=== Data rows ===
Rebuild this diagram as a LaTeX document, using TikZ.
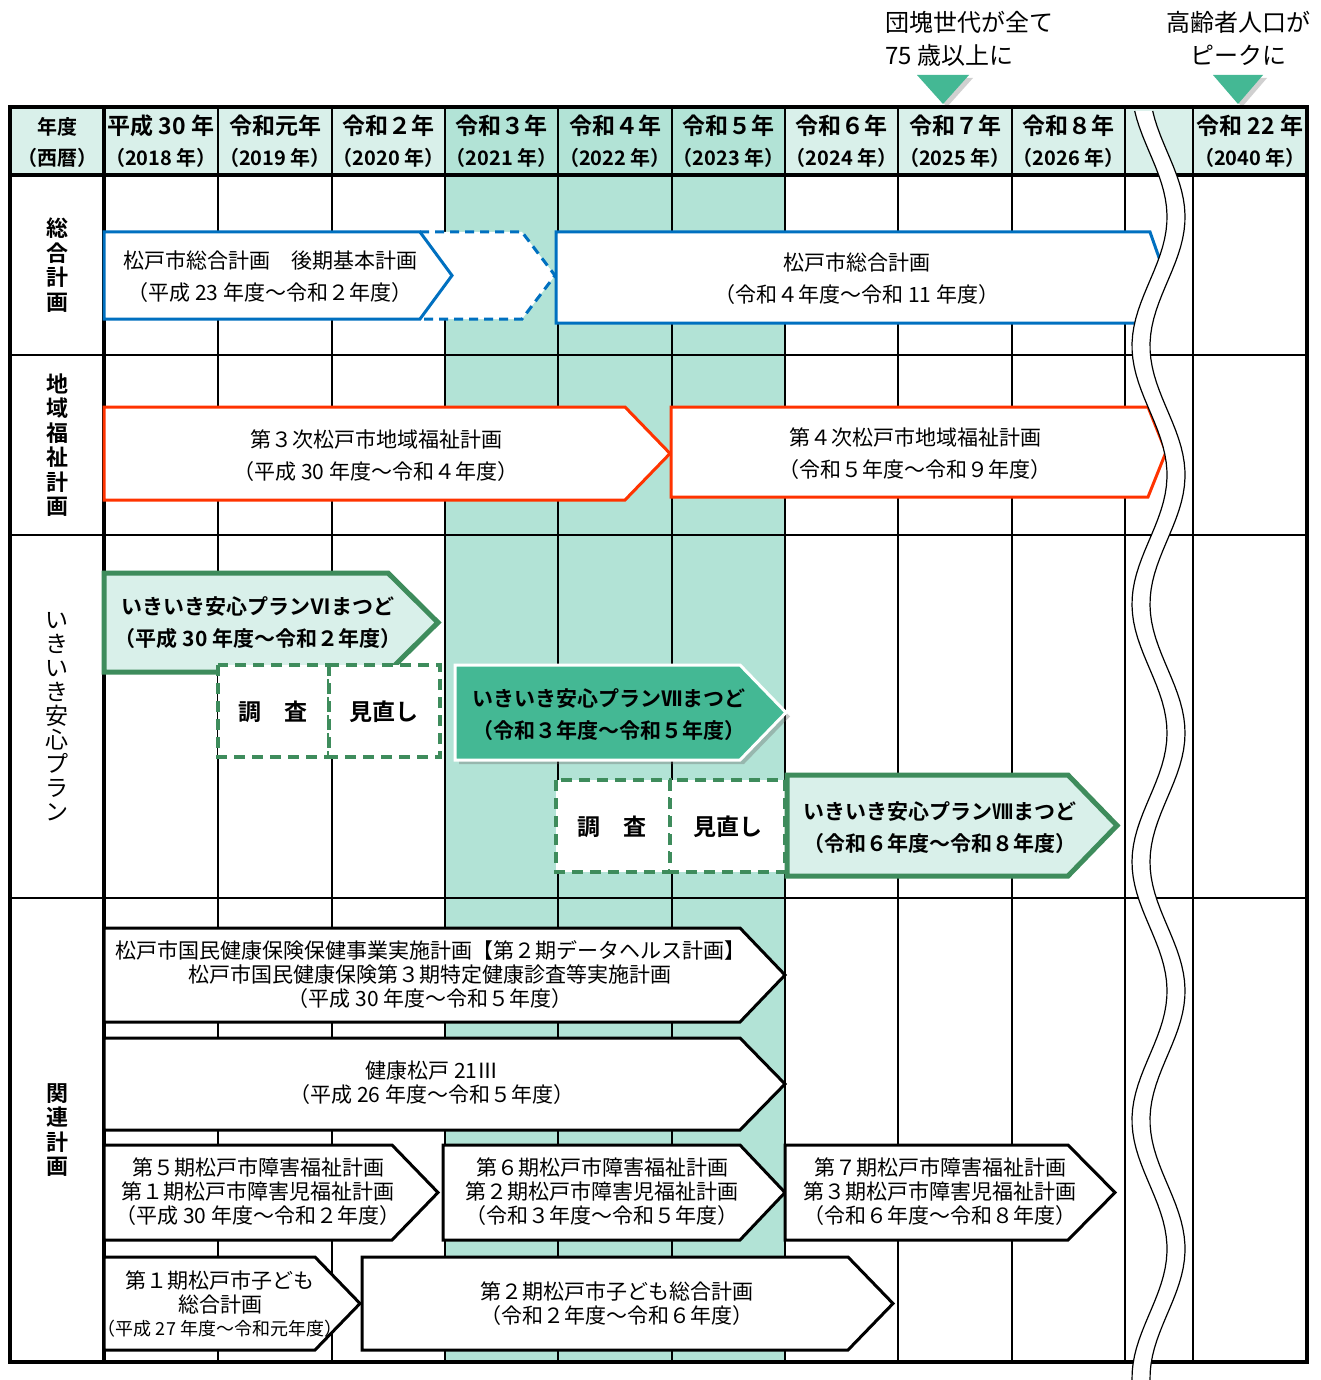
\documentclass[tikz,border=0pt]{standalone}
\usepackage{fontspec}
\setmainfont{Noto Sans CJK JP}[BoldFont={Noto Sans CJK JP Bold}]
\usetikzlibrary{shadows}
\definecolor{hdr}{HTML}{D9F0EA}
\definecolor{tealcol}{HTML}{B2E3D6}
\definecolor{bl}{HTML}{0070C0}
\definecolor{rd}{HTML}{FF3300}
\definecolor{gr}{HTML}{3E8C5C}
\definecolor{tealbox}{HTML}{44B894}
\newcommand\chevbox[6][]{\draw[#1] (#2,#3) -- (#4,#3) -- (#5,{(#3+#6)/2}) -- (#4,#6) -- (#2,#6) -- cycle;}
\tikzset{
  tx/.style={font=\fontsize{21}{32}\selectfont, align=center, inner sep=0pt},
  txiii/.style={font=\fontsize{21}{24}\selectfont, align=center, inner sep=0pt},
  txb/.style={font=\bfseries\fontsize{21}{32}\selectfont, align=center, inner sep=0pt},
  hd/.style={font=\bfseries\fontsize{23}{28}\selectfont, inner sep=0pt},
  hdii/.style={font=\bfseries\fontsize{20}{24}\selectfont, inner sep=0pt},
  vlab/.style={font=\bfseries\fontsize{22}{24.5}\selectfont, align=center, inner sep=0pt},
  ann/.style={font=\fontsize{24}{33}\selectfont, inner sep=0pt},
  gridl/.style={line width=1.8pt, black},
  thick/.style={line width=3.6pt, black},
  bluebox/.style={draw=bl, line width=3pt, fill=white},
  redbox/.style={draw=rd, line width=3pt, fill=white},
  greenbox/.style={draw=gr, line width=5pt, fill=hdr, line join=miter},
  blackbox/.style={draw=black, line width=3pt, fill=white},
  dashbox/.style={draw=gr, line width=3.5pt, fill=white, dash pattern=on 11pt off 7pt},
  tealchev/.style={draw=white, line width=3pt, fill=tealbox,
     drop shadow={shadow xshift=4pt, shadow yshift=-4pt, opacity=0.35, fill=black!60}},
  tri/.style={fill=tealbox, draw=none,
     drop shadow={shadow xshift=4pt, shadow yshift=-3pt, opacity=0.3, fill=black!60}},
}
\begin{document}
\begin{tikzpicture}[x=1pt,y=-1pt]
\useasboundingbox (0,0) rectangle (1320,1380);
\fill[white] (0,0) rectangle (1320,1380);
% backgrounds
\fill[hdr] (10,107) rectangle (1307,175);
\fill[tealcol] (445,107) rectangle (785,1362);
% grid
\foreach \x in {218,332,445,558,672,785,898,1012,1125,1193}
  \draw[gridl] (\x,107) -- (\x,1362);
\foreach \y in {355,535,898}
  \draw[gridl] (10,\y) -- (1307,\y);
\draw[thick] (104,107) -- (104,1362);
\draw[thick] (10,175) -- (1307,175);
% header texts
\node[hdii] (h0a) at (57,127) {年度};
\node[hdii] (h0b) at (57,158) {（西暦）};
\foreach \x/\a/\b [count=\i] in {161/平成 30 年/（2018 年）,275/令和元年/（2019 年）,388.5/令和２年/（2020 年）,501.5/令和３年/（2021 年）,615/令和４年/（2022 年）,728.5/令和５年/（2023 年）,841.5/令和６年/（2024 年）,955/令和７年/（2025 年）,1068.5/令和８年/（2026 年）,1250/令和 22 年/（2040 年）}
{
  \node[hd] (ya\i) at (\x,126) {\a};
  \node[hdii] (yb\i) at (\x,158) {\b};
}
% row labels
\node[vlab] (lab1) at (57,265) {総\\合\\計\\画};
\node[vlab] (lab2) at (57,445) {地\\域\\福\\祉\\計\\画};
\node[vlab, font=\fontsize{23}{24}\selectfont] (lab3) at (57,717) {い\\き\\い\\き\\安\\心\\プ\\ラ\\ン};
\node[vlab] (lab4) at (57,1130) {関\\連\\計\\画};
% annotations
\node[ann, anchor=west] (an1) at (885,22) {団塊世代が全て};
\node[ann, anchor=west] (an2) at (885,55) {75 歳以上に};
\node[ann] (an3) at (1238,22) {高齢者人口が};
\node[ann] (an4) at (1238,55) {ピークに};
\path[tri] (917,75) -- (969,75) -- (943,104) -- cycle;
\path[tri] (1213,75) -- (1263,75) -- (1238,104) -- cycle;
% 総合計画
\draw[bl, line width=3pt, fill=white, dash pattern=on 9pt off 6pt] (420,232) -- (522,232) -- (555,275.5) -- (522,319) -- (420,319);
\chevbox[bluebox]{104}{232}{420}{452}{319}
\chevbox[bluebox]{556}{232}{1150}{1166}{323}
\node[tx] (s1) at (270,277) {松戸市総合計画　後期基本計画\\（平成 23 年度～令和２年度）};
\node[tx] (s2) at (857,279) {松戸市総合計画\\（令和４年度～令和 11 年度）};
% 地域福祉計画
\chevbox[redbox]{104}{407}{625}{670}{500}
\chevbox[redbox]{671}{407}{1148}{1166}{497}
\node[tx] (c1) at (376,456) {第３次松戸市地域福祉計画\\（平成 30 年度～令和４年度）};
\node[tx] (c2) at (915,454) {第４次松戸市地域福祉計画\\（令和５年度～令和９年度）};
% いきいき安心プラン
\chevbox[greenbox]{104}{573}{388}{438}{672}
\draw[dashbox] (218,665) rectangle (329,757);
\draw[dashbox] (329,665) rectangle (440,757);
\chevbox[tealchev]{455}{665}{740}{786}{760}
\draw[dashbox] (556,780) rectangle (670,872);
\draw[dashbox] (670,780) rectangle (785,872);
\chevbox[greenbox]{787}{775}{1068}{1117}{876}
\node[txb] (i1) at (258,623) {いきいき安心プランⅥまつど\\（平成 30 年度～令和２年度）};
\node[txb] (i2) at (609,715) {いきいき安心プランⅦまつど\\（令和３年度～令和５年度）};
\node[txb] (i3) at (940,828) {いきいき安心プランⅧまつど\\（令和６年度～令和８年度）};
\node[txb, font=\bfseries\fontsize{23}{28}\selectfont] (r1) at (273,712) {調　査};
\node[txb, font=\bfseries\fontsize{23}{28}\selectfont] (r2) at (384,712) {見直し};
\node[txb, font=\bfseries\fontsize{23}{28}\selectfont] (r3) at (612,827) {調　査};
\node[txb, font=\bfseries\fontsize{23}{28}\selectfont] (r4) at (728,827) {見直し};
% 関連計画
\chevbox[blackbox]{104}{928}{740}{785}{1022}
\chevbox[blackbox]{104}{1038}{740}{785}{1130}
\chevbox[blackbox]{104}{1145}{392}{438}{1240}
\chevbox[blackbox]{443}{1145}{740}{785}{1240}
\chevbox[blackbox]{785}{1145}{1068}{1115}{1240}
\chevbox[blackbox]{104}{1257}{315}{360}{1350}
\chevbox[blackbox]{362}{1257}{848}{893}{1350}
\node[txiii] (k1) at (430,975) {松戸市国民健康保険保健事業実施計画【第２期データヘルス計画】\\松戸市国民健康保険第３期特定健康診査等実施計画\\（平成 30 年度～令和５年度）};
\node[txiii] (k2) at (432,1083) {健康松戸 21Ⅲ\\（平成 26 年度～令和５年度）};
\node[txiii] (k3) at (258,1192) {第５期松戸市障害福祉計画\\第１期松戸市障害児福祉計画\\（平成 30 年度～令和２年度）};
\node[txiii] (k4) at (602,1192) {第６期松戸市障害福祉計画\\第２期松戸市障害児福祉計画\\（令和３年度～令和５年度）};
\node[txiii] (k5) at (940,1192) {第７期松戸市障害福祉計画\\第３期松戸市障害児福祉計画\\（令和６年度～令和８年度）};
\node[txiii] (k6) at (220,1292) {第１期松戸市子ども\\総合計画};
\node[txiii, font=\fontsize{18}{20}\selectfont] (k6b) at (220,1329) {（平成 27 年度～令和元年度）};
\node[txiii] (k7) at (617,1304) {第２期松戸市子ども総合計画\\（令和２年度～令和６年度）};
% frame
\draw[thick] (10,107) rectangle (1307,1362);
% break band
\fill[white] plot[variable=\t, domain=111:1380, samples=160] ({1149.5+17.5*cos(1.39535*(\t-217))}, \t)
  -- plot[variable=\t, domain=1380:111, samples=160] ({1167.5+17.5*cos(1.39535*(\t-217))}, \t) -- cycle;
\draw[line width=1.2pt] plot[variable=\t, domain=111:1380, samples=160] ({1149.5+17.5*cos(1.39535*(\t-217))}, \t);
\draw[line width=1.2pt] plot[variable=\t, domain=111:1380, samples=160] ({1167.5+17.5*cos(1.39535*(\t-217))}, \t);
\end{tikzpicture}
\end{document}
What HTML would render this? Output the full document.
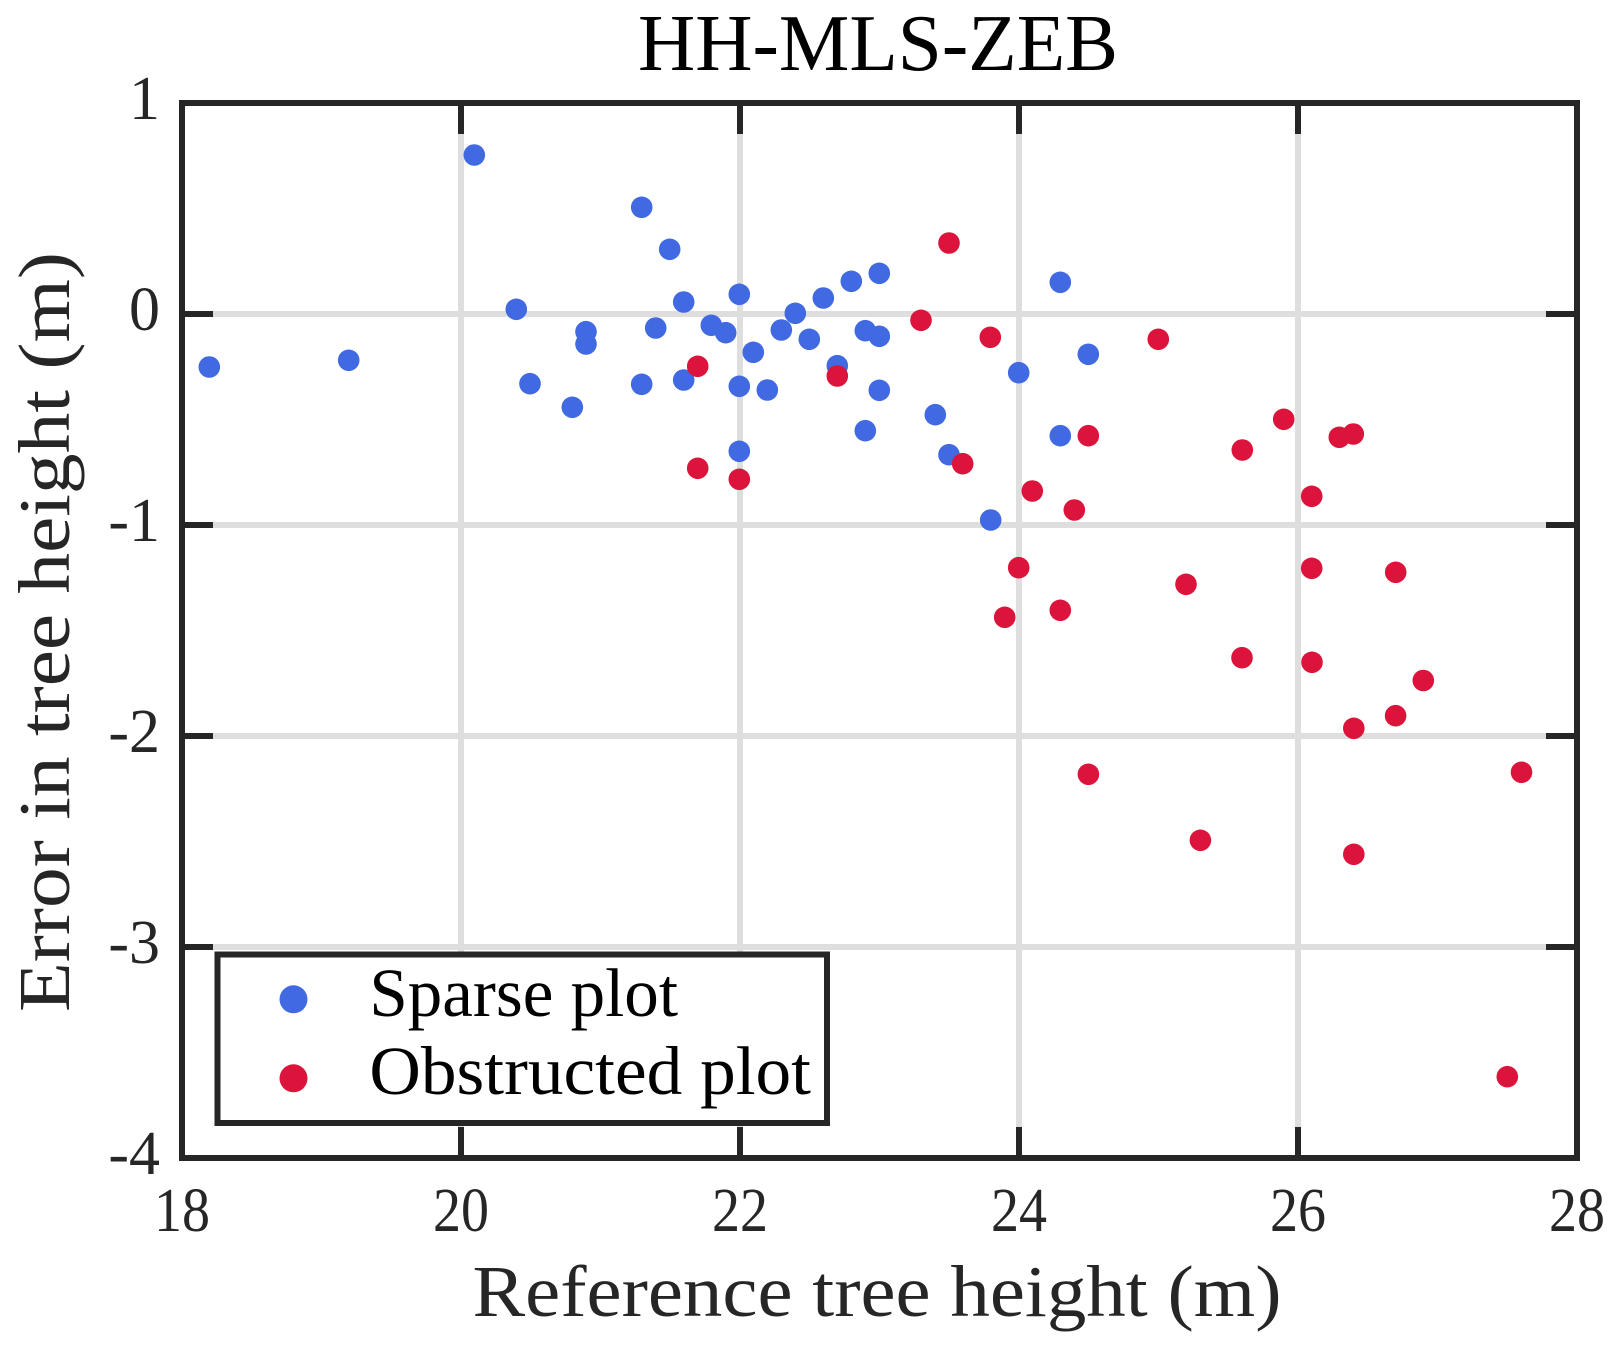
<!DOCTYPE html>
<html>
<head>
<meta charset="utf-8">
<style>
html,body{margin:0;padding:0;background:#fff;}
svg{display:block;}
text{font-family:"Liberation Serif","DejaVu Serif",serif;fill:#262626;}
</style>
</head>
<body>
<svg width="1618" height="1350" viewBox="0 0 1618 1350" xmlns="http://www.w3.org/2000/svg">
<rect x="0" y="0" width="1618" height="1350" fill="#fff"/>
<!-- grid -->
<g stroke="#dedede" stroke-width="6">
<line x1="461" y1="103" x2="461" y2="1158"/>
<line x1="740" y1="103" x2="740" y2="1158"/>
<line x1="1019" y1="103" x2="1019" y2="1158"/>
<line x1="1298" y1="103" x2="1298" y2="1158"/>
<line x1="182" y1="314" x2="1577" y2="314"/>
<line x1="182" y1="525" x2="1577" y2="525"/>
<line x1="182" y1="736" x2="1577" y2="736"/>
<line x1="182" y1="947" x2="1577" y2="947"/>
</g>
<!-- ticks -->
<g stroke="#262626" stroke-width="6">
<line x1="461" y1="103" x2="461" y2="134"/><line x1="740" y1="103" x2="740" y2="134"/><line x1="1019" y1="103" x2="1019" y2="134"/><line x1="1298" y1="103" x2="1298" y2="134"/>
<line x1="461" y1="1158" x2="461" y2="1127"/><line x1="740" y1="1158" x2="740" y2="1127"/><line x1="1019" y1="1158" x2="1019" y2="1127"/><line x1="1298" y1="1158" x2="1298" y2="1127"/>
<line x1="182" y1="314" x2="213" y2="314"/><line x1="182" y1="525" x2="213" y2="525"/><line x1="182" y1="736" x2="213" y2="736"/><line x1="182" y1="947" x2="213" y2="947"/>
<line x1="1577" y1="314" x2="1546" y2="314"/><line x1="1577" y1="525" x2="1546" y2="525"/><line x1="1577" y1="736" x2="1546" y2="736"/><line x1="1577" y1="947" x2="1546" y2="947"/>
</g>
<!-- blue -->
<g fill="#4169e1">
<circle cx="209.3" cy="367" r="10.8"/><circle cx="348.7" cy="360.3" r="10.8"/><circle cx="474.3" cy="155" r="10.8"/><circle cx="516.3" cy="309.3" r="10.8"/>
<circle cx="586" cy="331.7" r="10.8"/><circle cx="586" cy="344" r="10.8"/><circle cx="530" cy="383.7" r="10.8"/><circle cx="572.3" cy="407.3" r="10.8"/>
<circle cx="641.7" cy="207.3" r="10.8"/><circle cx="669.7" cy="249.3" r="10.8"/><circle cx="683.7" cy="302" r="10.8"/><circle cx="739.3" cy="294.3" r="10.8"/>
<circle cx="655.7" cy="328" r="10.8"/><circle cx="711.3" cy="325.3" r="10.8"/><circle cx="725.7" cy="332.7" r="10.8"/><circle cx="753.3" cy="352.3" r="10.8"/>
<circle cx="781.3" cy="330" r="10.8"/><circle cx="795.3" cy="313.3" r="10.8"/><circle cx="809.3" cy="339.3" r="10.8"/><circle cx="823.3" cy="298" r="10.8"/>
<circle cx="851.3" cy="281.3" r="10.8"/><circle cx="879.3" cy="273.3" r="10.8"/><circle cx="865.3" cy="330.7" r="10.8"/><circle cx="879.3" cy="336.3" r="10.8"/>
<circle cx="837.3" cy="365.7" r="10.8"/><circle cx="641.7" cy="384.3" r="10.8"/><circle cx="683.7" cy="380" r="10.8"/><circle cx="739.3" cy="386.3" r="10.8"/>
<circle cx="767.3" cy="390" r="10.8"/><circle cx="879.3" cy="390.3" r="10.8"/><circle cx="935.3" cy="414.7" r="10.8"/><circle cx="865.3" cy="430.7" r="10.8"/>
<circle cx="949" cy="454.7" r="10.8"/><circle cx="739.3" cy="451.3" r="10.8"/>
<circle cx="1060.3" cy="282.3" r="10.8"/><circle cx="1088.3" cy="354.3" r="10.8"/><circle cx="1018.7" cy="372.7" r="10.8"/><circle cx="1060.3" cy="435.7" r="10.8"/><circle cx="990.7" cy="520" r="10.8"/>
</g>
<!-- red -->
<g fill="#dc143c">
<circle cx="697.7" cy="366.3" r="10.8"/><circle cx="837.3" cy="376" r="10.8"/><circle cx="697.7" cy="468.3" r="10.8"/><circle cx="739.3" cy="479.3" r="10.8"/>
<circle cx="962.7" cy="463.7" r="10.8"/><circle cx="949" cy="243" r="10.8"/><circle cx="921" cy="320.3" r="10.8"/><circle cx="990.3" cy="337.3" r="10.8"/>
<circle cx="1158.3" cy="339.3" r="10.8"/><circle cx="1088.3" cy="435.7" r="10.8"/><circle cx="1032.3" cy="491" r="10.8"/><circle cx="1074.3" cy="510" r="10.8"/>
<circle cx="1283.7" cy="419.3" r="10.8"/><circle cx="1242.3" cy="450" r="10.8"/><circle cx="1339.3" cy="437.3" r="10.8"/><circle cx="1353.3" cy="434" r="10.8"/>
<circle cx="1311.7" cy="496.3" r="10.8"/><circle cx="1018.7" cy="567.7" r="10.8"/><circle cx="1186" cy="584.3" r="10.8"/><circle cx="1311.7" cy="568.3" r="10.8"/>
<circle cx="1004.7" cy="617.3" r="10.8"/><circle cx="1060.3" cy="610.3" r="10.8"/>
<circle cx="1395.7" cy="572.3" r="10.8"/><circle cx="1242" cy="657.7" r="10.8"/><circle cx="1312" cy="662.3" r="10.8"/><circle cx="1423.3" cy="680.5" r="10.8"/>
<circle cx="1395.6" cy="715.7" r="10.8"/><circle cx="1353.8" cy="728.3" r="10.8"/><circle cx="1088.4" cy="774.3" r="10.8"/><circle cx="1521.5" cy="772.3" r="10.8"/>
<circle cx="1200.4" cy="840.3" r="10.8"/><circle cx="1353.8" cy="854.3" r="10.8"/><circle cx="1507.3" cy="1076.7" r="10.8"/>
</g>
<!-- axes box -->
<rect x="182" y="103" width="1395" height="1055" fill="none" stroke="#262626" stroke-width="6"/>
<!-- legend -->
<rect x="217.5" y="954.5" width="609.5" height="168.5" fill="#fff" stroke="#262626" stroke-width="6"/>
<circle cx="293.5" cy="999.3" r="14" fill="#4169e1"/>
<circle cx="293.5" cy="1078.3" r="14" fill="#dc143c"/>
<text x="369.4" y="1016" font-size="69" textLength="308.6" lengthAdjust="spacingAndGlyphs" style="fill:#000">Sparse plot</text>
<text x="369.4" y="1094" font-size="69" textLength="441.6" lengthAdjust="spacingAndGlyphs" style="fill:#000">Obstructed plot</text>
<!-- x tick labels -->
<g font-size="62" text-anchor="middle">
<text x="182" y="1231" textLength="56" lengthAdjust="spacingAndGlyphs">18</text>
<text x="461" y="1231" textLength="56" lengthAdjust="spacingAndGlyphs">20</text>
<text x="740" y="1231" textLength="56" lengthAdjust="spacingAndGlyphs">22</text>
<text x="1019" y="1231" textLength="56" lengthAdjust="spacingAndGlyphs">24</text>
<text x="1298" y="1231" textLength="56" lengthAdjust="spacingAndGlyphs">26</text>
<text x="1577" y="1231" textLength="56" lengthAdjust="spacingAndGlyphs">28</text>
</g>
<!-- y tick labels -->
<g font-size="62" text-anchor="end">
<text x="160" y="119">1</text>
<text x="160" y="330">0</text>
<text x="160" y="541">-1</text>
<text x="160" y="752">-2</text>
<text x="160" y="963">-3</text>
<text x="160" y="1174">-4</text>
</g>
<!-- axis labels -->
<text x="877" y="1316" font-size="73" text-anchor="middle" textLength="809" lengthAdjust="spacingAndGlyphs">Reference tree height (m)</text>
<text transform="translate(69,632) rotate(-90)" x="0" y="0" font-size="73" text-anchor="middle" textLength="760" lengthAdjust="spacingAndGlyphs">Error in tree height (m)</text>
<!-- title -->
<text x="878" y="70" font-size="81" text-anchor="middle" textLength="480" lengthAdjust="spacingAndGlyphs" style="fill:#000">HH-MLS-ZEB</text>
</svg>
</body>
</html>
===
Problem to work on: Gather all lines of the records that include the word "this".

Written answer:
Rebuild this diagram as a LaTeX document, using TikZ.
What HTML would render this? Output the full document.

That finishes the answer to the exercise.